Created attachment 1426608 [details] engine.log Description of problem: All the open requests to the host are terminated once one of the requests gets a timeout, even if the connectivity to the host was already restored. The scenario I debugged- 1. Stop the vdsm 2. While the vdsm is down GetAllVmStatsVDSCommand is sent (several times) and gets a ConnectException. The request is registered to the JsonRpcClient.tracker. 3. Start the vdsm. 4. Run several SetupNetworks commands. 3 minutes after GetAllVmStatsVDSCommand failed, ResponseTracker.loop starts the timeout treatment. As part of the treatment, all the open requests to the host are terminated. If a SN is currently running it is terminated. BTW, the issue was partially solved for async vds commands in patch https://gerrit.ovirt.org/#/c/90189 In case of an immediate ConnectException the request is not registered to the JsonRpcClient.tracker. Version-Release number of selected component (if applicable): How reproducible: 20% Steps to Reproduce: 1. Stop the vdsm 2. Wait for the host to become non-responsive 3. Start the vdsm 4. Wait for the host to become up. 5. Run several setup networks (or other vds commands) one after the other for 3 minutes. Actual results: ~3 minutes after stopping the vdsm, all the vds commands are terminated although the host is up. Expected results: The vds commands should finish successfully. Additional info:
Created attachment 1426609 [details] vdsm.log
Created attachment 1426610 [details] engine2.log
Created attachment 1426611 [details] vdsm2.log
This is not nothing new, the way how connections are closed within vdsm-jsonrpc-java exists from beginning and the issue it causes is not related to the nonblocking thread changes in oVirt 4.2. Also this change it's quite dangerous and we really need to verify all possible regressions, so moving to 4.2.4
Could you please suggest verification steps?
I don't think we have anything other than what's mentioned in Description, right Ravi?

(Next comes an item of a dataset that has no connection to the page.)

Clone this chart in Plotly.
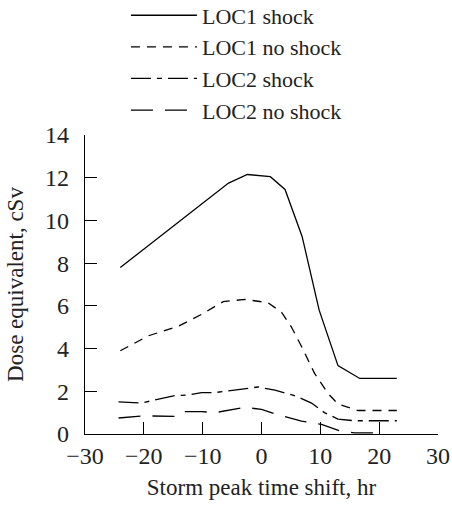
import plotly.graph_objects as go

# values
x_loc1_shock = [-24, -9, -5.6, -2.4, 1.5, 4, 6.9, 9.8, 13, 16.7, 23]
y_loc1_shock = [7.8, 11.05, 11.75, 12.15, 12.05, 11.45, 9.25, 5.8, 3.2, 2.6, 2.6]

x_loc1_noshock = [-24, -19.2, -14.1, -10.2, -6.5, -2.8, 1.1, 3.4, 5.1, 6.8, 9, 11.3, 13, 16.4, 23]
y_loc1_noshock = [3.9, 4.6, 5.05, 5.6, 6.2, 6.3, 6.15, 5.7, 5.0, 4.1, 2.85, 1.9, 1.4, 1.1, 1.1]

x_loc2_shock = [-24.3, -20.3, -18.1, -14.7, -12.4, -10.2, -7.9, -3.4, -0.6, 2.3, 5.6, 8.5, 10.7, 13, 15.8, 23]
y_loc2_shock = [1.5, 1.45, 1.6, 1.8, 1.83, 1.94, 1.94, 2.1, 2.2, 2.05, 1.8, 1.45, 1.0, 0.7, 0.62, 0.62]

x_loc2_noshock = [-24.3, -19.8, -14.4, -13.3, -10.2, -7.9, -2.8, 0, 2.8, 6.8, 10.2, 13.3, 15.8, 20.5]
y_loc2_noshock = [0.75, 0.85, 0.82, 1.05, 1.05, 1.0, 1.25, 1.15, 0.9, 0.6, 0.45, 0.15, 0.05, 0.05]

serif = "Liberation Serif, Times New Roman, serif"

fig = go.Figure()

fig.add_trace(go.Scatter(x=x_loc1_shock, y=y_loc1_shock, mode="lines", name="LOC1 shock",
                         line=dict(color="black", width=1.3)))
fig.add_trace(go.Scatter(x=x_loc1_noshock, y=y_loc1_noshock, mode="lines", name="LOC1 no shock",
                         line=dict(color="black", width=1.3, dash="9px,7px")))
fig.add_trace(go.Scatter(x=x_loc2_shock, y=y_loc2_shock, mode="lines", name="LOC2 shock",
                         line=dict(color="black", width=1.3, dash="20px,6px,5px,6px")))
fig.add_trace(go.Scatter(x=x_loc2_noshock, y=y_loc2_noshock, mode="lines", name="LOC2 no shock",
                         line=dict(color="black", width=1.3, dash="22px,12px")))

fig.update_layout(
    width=452, height=508,
    margin=dict(l=85, r=14, t=135, b=74, autoexpand=False),
    plot_bgcolor="white", paper_bgcolor="white",
    font=dict(family=serif, size=23, color="#222"),
    showlegend=True,
    legend=dict(x=0.116, y=1.47, xanchor="left", yanchor="top",
                bgcolor="rgba(0,0,0,0)", tracegroupgap=0, itemwidth=66,
                font=dict(family=serif, size=22)),
)

fig.update_xaxes(range=[-30, 30], tickvals=[-30, -20, -10, 0, 10, 20, 30],
                 showline=True, linecolor="black", linewidth=1.3,
                 ticks="inside", ticklen=12, tickwidth=1.3, tickcolor="black",
                 tickfont=dict(size=24), ticklabelstandoff=0,
                 showgrid=False, zeroline=False, automargin=False,
                 title=dict(text="Storm peak time shift, hr", standoff=10, font=dict(size=23)))
fig.update_yaxes(range=[0, 14], tickvals=[0, 2, 4, 6, 8, 10, 12, 14],
                 showline=True, linecolor="black", linewidth=1.3,
                 ticks="inside", ticklen=12, tickwidth=1.3, tickcolor="black",
                 tickfont=dict(size=24), ticklabelstandoff=10,
                 showgrid=False, zeroline=False, automargin=False,
                 title=dict(text="Dose equivalent, cSv", standoff=14, font=dict(size=23)))

fig.write_html("out.html", config={"displayModeBar": False},
               post_script="document.body.style.margin='0';")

There are no specific steps except for the ones in Description. You should not see any errors in logs regarding SetupNetworks
3 of 3 - no termination catched
This bugzilla is included in oVirt 4.2.4 release, published on June 26th 2018. Since the problem described in this bug report should be resolved in oVirt 4.2.4 release, it has been closed with a resolution of CURRENT RELEASE. If the solution does not work for you, please open a new bug report.